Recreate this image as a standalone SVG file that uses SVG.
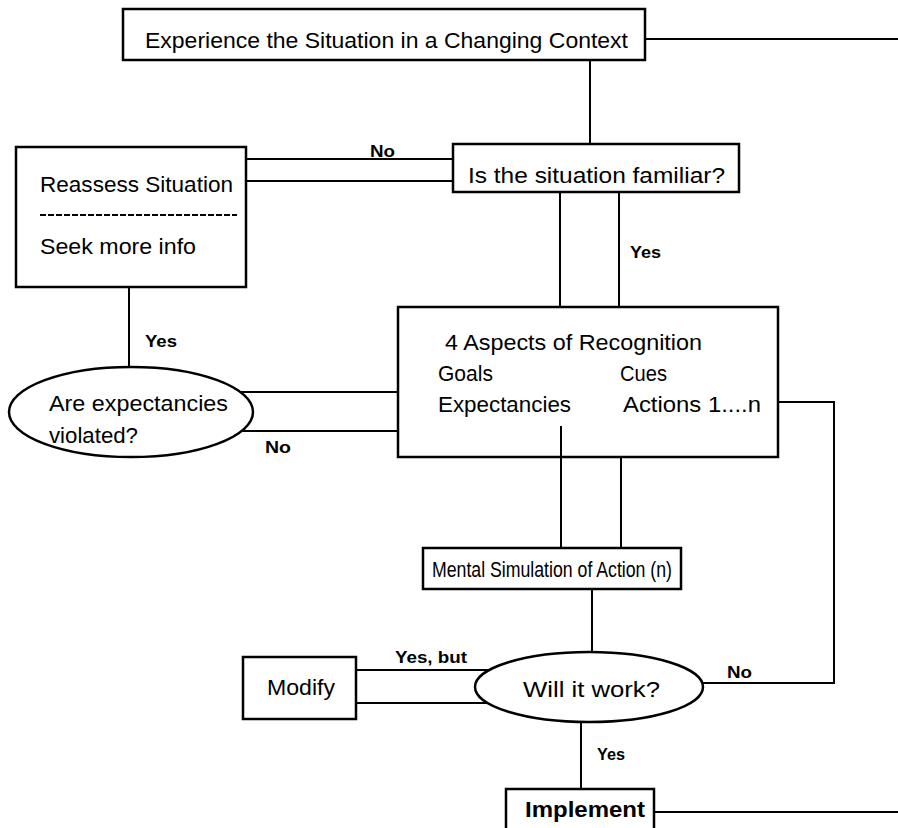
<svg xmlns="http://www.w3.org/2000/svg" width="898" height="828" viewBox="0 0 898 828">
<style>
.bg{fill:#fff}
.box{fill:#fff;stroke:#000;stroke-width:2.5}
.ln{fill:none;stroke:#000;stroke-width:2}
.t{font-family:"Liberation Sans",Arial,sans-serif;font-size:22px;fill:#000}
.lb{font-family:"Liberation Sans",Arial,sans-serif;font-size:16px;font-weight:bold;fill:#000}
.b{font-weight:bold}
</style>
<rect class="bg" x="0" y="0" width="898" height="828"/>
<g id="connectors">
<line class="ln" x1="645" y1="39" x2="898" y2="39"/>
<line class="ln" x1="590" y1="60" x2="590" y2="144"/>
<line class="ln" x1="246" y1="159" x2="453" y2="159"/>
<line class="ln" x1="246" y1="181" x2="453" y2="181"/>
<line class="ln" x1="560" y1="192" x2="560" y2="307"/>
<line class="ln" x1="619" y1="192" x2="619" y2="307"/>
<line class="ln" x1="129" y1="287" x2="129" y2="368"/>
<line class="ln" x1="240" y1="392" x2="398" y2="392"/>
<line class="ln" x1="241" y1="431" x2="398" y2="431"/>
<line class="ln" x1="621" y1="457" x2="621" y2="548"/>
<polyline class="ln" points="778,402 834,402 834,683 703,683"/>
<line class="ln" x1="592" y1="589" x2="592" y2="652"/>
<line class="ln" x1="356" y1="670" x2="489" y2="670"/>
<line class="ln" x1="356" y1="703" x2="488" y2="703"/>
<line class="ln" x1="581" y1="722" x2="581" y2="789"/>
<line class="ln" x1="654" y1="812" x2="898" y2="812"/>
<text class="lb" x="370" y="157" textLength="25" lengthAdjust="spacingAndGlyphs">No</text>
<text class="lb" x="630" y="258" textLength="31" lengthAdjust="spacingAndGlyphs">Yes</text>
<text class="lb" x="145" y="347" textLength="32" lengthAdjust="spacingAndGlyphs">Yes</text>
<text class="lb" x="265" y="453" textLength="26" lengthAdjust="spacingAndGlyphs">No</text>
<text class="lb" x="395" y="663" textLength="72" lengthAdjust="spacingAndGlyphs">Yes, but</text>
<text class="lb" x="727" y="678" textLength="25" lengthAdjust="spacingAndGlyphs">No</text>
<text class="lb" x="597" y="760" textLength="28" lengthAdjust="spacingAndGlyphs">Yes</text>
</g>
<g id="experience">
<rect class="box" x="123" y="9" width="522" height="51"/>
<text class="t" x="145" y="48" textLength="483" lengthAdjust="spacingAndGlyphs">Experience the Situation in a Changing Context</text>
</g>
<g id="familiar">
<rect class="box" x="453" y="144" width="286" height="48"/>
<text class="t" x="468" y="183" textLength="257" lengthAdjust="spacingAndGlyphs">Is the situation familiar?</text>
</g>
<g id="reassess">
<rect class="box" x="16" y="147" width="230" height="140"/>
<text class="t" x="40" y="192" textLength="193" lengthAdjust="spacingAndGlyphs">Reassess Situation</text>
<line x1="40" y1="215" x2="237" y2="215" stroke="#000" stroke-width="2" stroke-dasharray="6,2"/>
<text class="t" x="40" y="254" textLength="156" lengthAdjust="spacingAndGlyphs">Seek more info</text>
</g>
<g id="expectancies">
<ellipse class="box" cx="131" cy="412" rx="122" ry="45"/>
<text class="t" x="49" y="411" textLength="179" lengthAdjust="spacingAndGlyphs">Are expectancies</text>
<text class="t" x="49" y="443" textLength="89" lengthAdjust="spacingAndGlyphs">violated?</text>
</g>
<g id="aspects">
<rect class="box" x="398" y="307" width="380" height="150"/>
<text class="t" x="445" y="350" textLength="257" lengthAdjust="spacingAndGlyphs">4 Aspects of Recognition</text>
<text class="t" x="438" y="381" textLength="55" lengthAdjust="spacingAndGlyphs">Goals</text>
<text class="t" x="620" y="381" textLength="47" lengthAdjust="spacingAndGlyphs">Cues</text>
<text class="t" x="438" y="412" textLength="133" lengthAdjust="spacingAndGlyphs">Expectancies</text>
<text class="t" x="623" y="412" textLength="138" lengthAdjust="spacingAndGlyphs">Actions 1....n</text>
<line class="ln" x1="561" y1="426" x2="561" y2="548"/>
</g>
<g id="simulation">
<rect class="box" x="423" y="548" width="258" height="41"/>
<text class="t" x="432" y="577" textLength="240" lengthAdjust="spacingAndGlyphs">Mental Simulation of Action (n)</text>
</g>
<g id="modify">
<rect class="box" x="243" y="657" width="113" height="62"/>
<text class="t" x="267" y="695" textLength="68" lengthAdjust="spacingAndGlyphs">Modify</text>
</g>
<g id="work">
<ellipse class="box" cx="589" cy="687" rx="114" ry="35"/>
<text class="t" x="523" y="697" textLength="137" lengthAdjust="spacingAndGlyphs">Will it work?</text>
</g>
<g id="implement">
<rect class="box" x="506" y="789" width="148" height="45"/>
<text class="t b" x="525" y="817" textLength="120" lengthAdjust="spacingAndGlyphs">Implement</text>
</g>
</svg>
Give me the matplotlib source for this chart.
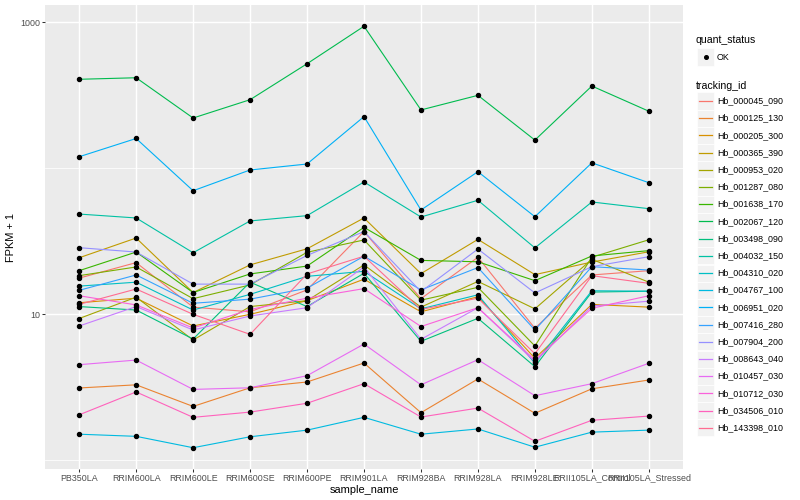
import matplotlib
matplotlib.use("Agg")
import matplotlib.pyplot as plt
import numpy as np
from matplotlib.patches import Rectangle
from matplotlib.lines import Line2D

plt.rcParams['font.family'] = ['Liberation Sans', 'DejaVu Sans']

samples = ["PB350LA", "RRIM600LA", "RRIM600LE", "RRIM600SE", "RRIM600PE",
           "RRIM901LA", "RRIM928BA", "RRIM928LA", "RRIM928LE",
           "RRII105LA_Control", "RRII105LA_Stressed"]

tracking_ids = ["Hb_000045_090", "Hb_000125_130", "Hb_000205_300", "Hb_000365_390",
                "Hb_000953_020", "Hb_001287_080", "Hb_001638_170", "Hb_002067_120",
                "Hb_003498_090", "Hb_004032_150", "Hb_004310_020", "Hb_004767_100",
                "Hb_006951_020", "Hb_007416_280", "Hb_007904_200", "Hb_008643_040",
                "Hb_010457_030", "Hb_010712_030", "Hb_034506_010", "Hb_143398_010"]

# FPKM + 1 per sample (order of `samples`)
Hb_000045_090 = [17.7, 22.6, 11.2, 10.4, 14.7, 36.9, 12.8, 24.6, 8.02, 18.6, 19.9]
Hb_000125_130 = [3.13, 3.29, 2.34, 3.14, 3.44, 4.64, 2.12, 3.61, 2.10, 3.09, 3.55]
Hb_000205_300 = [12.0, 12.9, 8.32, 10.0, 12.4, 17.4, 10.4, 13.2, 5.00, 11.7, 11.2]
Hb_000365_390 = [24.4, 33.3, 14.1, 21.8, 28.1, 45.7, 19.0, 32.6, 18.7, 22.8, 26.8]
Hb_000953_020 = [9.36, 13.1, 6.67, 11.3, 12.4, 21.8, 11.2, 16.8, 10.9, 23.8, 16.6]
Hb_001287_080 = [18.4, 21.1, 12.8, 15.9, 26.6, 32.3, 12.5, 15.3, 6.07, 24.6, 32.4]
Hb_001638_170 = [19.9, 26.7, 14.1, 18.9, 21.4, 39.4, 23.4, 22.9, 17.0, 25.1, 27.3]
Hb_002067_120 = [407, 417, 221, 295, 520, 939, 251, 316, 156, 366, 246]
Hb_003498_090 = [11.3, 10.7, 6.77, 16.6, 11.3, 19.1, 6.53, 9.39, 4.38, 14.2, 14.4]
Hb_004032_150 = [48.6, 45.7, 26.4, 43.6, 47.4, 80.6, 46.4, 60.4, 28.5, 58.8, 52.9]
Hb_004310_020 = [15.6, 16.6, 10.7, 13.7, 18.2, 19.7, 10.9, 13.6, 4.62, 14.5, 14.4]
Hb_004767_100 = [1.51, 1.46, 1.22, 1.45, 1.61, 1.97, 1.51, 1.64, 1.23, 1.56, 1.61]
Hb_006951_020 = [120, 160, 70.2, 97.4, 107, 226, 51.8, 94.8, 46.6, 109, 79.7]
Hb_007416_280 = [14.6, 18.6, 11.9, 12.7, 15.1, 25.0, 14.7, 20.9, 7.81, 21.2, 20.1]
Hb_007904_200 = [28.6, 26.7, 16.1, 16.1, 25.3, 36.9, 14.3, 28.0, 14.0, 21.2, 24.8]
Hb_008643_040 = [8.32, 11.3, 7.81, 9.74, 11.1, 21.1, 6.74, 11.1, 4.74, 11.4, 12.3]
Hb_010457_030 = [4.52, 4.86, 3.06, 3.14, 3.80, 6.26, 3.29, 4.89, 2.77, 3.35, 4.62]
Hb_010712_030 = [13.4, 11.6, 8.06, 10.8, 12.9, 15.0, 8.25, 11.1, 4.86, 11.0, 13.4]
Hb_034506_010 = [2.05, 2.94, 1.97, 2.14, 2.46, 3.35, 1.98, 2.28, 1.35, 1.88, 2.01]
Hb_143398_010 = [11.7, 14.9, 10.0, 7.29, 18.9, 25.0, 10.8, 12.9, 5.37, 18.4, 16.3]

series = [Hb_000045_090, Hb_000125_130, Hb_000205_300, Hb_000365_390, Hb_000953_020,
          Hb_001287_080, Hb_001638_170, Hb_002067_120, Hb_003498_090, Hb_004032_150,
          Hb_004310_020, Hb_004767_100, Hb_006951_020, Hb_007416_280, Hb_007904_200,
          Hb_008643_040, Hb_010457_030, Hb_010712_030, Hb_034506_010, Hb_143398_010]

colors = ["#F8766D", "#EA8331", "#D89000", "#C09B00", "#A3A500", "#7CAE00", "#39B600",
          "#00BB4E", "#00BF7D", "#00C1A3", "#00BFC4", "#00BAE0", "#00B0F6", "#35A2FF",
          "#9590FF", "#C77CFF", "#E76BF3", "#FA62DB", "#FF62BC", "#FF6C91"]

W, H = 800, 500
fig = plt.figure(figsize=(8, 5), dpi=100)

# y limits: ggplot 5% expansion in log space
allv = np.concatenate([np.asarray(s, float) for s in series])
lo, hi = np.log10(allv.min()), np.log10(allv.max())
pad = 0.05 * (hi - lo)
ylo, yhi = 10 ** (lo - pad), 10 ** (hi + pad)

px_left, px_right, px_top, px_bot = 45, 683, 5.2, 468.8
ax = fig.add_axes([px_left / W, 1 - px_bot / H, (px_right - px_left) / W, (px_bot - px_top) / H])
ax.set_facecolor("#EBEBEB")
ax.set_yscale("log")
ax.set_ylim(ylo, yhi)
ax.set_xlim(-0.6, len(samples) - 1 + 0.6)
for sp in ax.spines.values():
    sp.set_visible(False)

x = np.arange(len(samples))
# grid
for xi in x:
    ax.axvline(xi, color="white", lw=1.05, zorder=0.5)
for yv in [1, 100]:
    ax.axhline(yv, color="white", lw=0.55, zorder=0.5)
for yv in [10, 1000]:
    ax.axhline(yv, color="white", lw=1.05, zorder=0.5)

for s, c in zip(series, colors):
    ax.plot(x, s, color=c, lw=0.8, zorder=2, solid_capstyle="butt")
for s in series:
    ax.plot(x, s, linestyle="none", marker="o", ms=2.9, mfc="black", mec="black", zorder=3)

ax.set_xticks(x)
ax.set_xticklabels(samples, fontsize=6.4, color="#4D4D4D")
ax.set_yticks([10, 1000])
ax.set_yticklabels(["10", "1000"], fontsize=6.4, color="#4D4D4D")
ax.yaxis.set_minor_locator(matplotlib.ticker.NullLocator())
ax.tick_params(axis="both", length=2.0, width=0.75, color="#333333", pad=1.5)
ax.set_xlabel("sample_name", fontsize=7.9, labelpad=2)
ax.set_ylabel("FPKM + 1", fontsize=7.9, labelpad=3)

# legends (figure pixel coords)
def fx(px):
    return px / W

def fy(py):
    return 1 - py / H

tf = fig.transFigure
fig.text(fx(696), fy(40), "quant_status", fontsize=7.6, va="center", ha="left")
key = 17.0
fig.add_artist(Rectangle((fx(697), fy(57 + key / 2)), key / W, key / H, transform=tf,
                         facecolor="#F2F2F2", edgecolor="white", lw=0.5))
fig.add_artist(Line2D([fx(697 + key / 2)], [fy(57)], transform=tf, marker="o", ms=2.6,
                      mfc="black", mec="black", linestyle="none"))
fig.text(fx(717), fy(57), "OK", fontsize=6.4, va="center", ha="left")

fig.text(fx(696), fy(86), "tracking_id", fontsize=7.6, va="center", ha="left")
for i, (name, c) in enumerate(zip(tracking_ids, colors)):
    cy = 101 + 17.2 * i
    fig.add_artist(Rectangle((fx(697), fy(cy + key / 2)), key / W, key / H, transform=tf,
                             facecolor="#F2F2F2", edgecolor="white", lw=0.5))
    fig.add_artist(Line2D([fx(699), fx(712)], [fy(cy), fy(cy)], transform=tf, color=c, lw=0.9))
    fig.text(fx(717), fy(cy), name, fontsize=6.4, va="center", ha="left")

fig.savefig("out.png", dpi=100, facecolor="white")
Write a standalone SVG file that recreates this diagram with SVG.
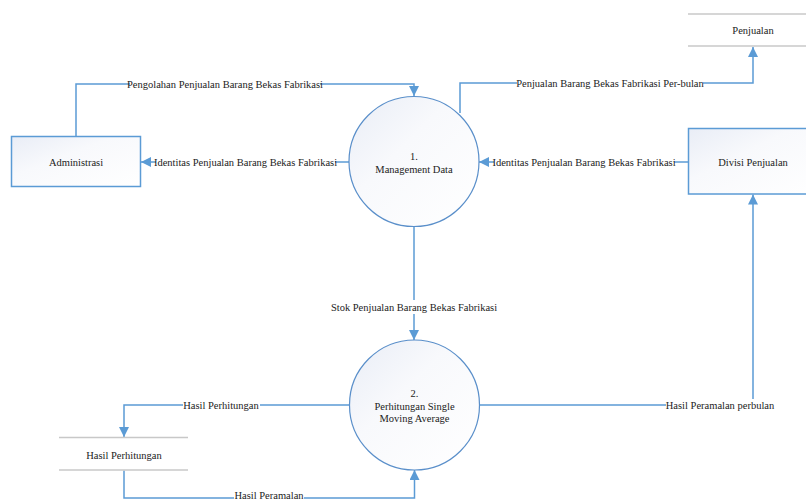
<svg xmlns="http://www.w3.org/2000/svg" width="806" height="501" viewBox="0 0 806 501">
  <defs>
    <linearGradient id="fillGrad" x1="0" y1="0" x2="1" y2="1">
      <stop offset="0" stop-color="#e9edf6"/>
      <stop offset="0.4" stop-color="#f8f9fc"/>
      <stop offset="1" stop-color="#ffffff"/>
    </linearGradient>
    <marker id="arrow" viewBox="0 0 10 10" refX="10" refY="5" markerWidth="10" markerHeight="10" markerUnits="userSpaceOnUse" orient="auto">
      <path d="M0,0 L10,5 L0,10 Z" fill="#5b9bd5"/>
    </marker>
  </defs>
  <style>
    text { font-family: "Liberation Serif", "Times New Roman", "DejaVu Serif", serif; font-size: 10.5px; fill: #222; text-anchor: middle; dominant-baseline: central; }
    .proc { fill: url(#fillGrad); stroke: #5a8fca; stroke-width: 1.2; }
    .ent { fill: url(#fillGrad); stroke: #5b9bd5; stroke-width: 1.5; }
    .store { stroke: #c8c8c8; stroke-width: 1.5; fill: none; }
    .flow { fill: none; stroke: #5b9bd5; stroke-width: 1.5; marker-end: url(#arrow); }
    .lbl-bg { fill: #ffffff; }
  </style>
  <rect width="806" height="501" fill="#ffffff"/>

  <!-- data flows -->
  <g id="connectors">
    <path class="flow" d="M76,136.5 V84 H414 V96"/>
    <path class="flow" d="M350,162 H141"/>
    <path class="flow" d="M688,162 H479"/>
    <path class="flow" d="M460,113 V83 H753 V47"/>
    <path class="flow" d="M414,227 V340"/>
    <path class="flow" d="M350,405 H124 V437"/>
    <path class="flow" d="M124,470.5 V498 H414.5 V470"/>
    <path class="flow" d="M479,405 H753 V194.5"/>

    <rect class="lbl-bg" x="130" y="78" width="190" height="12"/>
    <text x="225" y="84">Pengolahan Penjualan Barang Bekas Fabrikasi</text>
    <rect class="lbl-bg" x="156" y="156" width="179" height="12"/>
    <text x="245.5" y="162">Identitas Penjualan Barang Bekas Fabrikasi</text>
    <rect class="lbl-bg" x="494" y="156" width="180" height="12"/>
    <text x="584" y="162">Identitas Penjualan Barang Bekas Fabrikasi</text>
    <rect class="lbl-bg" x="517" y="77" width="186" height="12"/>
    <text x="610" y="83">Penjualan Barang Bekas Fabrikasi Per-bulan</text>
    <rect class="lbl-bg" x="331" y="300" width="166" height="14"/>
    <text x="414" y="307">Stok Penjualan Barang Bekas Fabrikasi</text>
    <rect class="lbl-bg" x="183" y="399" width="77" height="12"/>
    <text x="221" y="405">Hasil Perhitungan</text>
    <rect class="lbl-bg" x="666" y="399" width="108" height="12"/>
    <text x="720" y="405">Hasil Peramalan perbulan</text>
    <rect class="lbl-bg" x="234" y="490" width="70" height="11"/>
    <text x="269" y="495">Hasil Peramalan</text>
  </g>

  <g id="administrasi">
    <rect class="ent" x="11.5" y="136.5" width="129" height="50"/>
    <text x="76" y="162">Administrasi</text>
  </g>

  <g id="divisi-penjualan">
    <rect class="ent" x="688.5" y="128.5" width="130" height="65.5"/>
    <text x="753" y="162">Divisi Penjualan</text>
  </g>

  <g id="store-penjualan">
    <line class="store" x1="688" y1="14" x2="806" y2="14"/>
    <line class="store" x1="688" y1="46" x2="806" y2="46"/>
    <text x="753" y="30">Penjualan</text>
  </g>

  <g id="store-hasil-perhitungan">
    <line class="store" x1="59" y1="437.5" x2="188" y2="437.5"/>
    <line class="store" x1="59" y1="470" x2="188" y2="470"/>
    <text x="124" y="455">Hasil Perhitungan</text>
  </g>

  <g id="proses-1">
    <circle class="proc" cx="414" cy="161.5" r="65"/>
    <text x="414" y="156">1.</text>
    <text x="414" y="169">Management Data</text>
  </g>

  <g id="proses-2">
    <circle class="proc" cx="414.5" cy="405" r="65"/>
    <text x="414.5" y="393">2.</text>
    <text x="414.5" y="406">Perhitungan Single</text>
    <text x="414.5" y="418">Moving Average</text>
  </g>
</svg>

→ Instructions for the task
Exactly reproduce the lines from the line holding "Give me the matplotlib source for this chart." through the line holding "plt.rcParams['font.family'] = ['Liberation", and only those; pictures are to be left out.

→ Task answer
Give me the matplotlib source for this chart.
import matplotlib
matplotlib.use("Agg")
import matplotlib.pyplot as plt
import numpy as np
from matplotlib.patches import Rectangle
from matplotlib.lines import Line2D

plt.rcParams['font.family'] = ['Liberation Sans', 'DejaVu Sans']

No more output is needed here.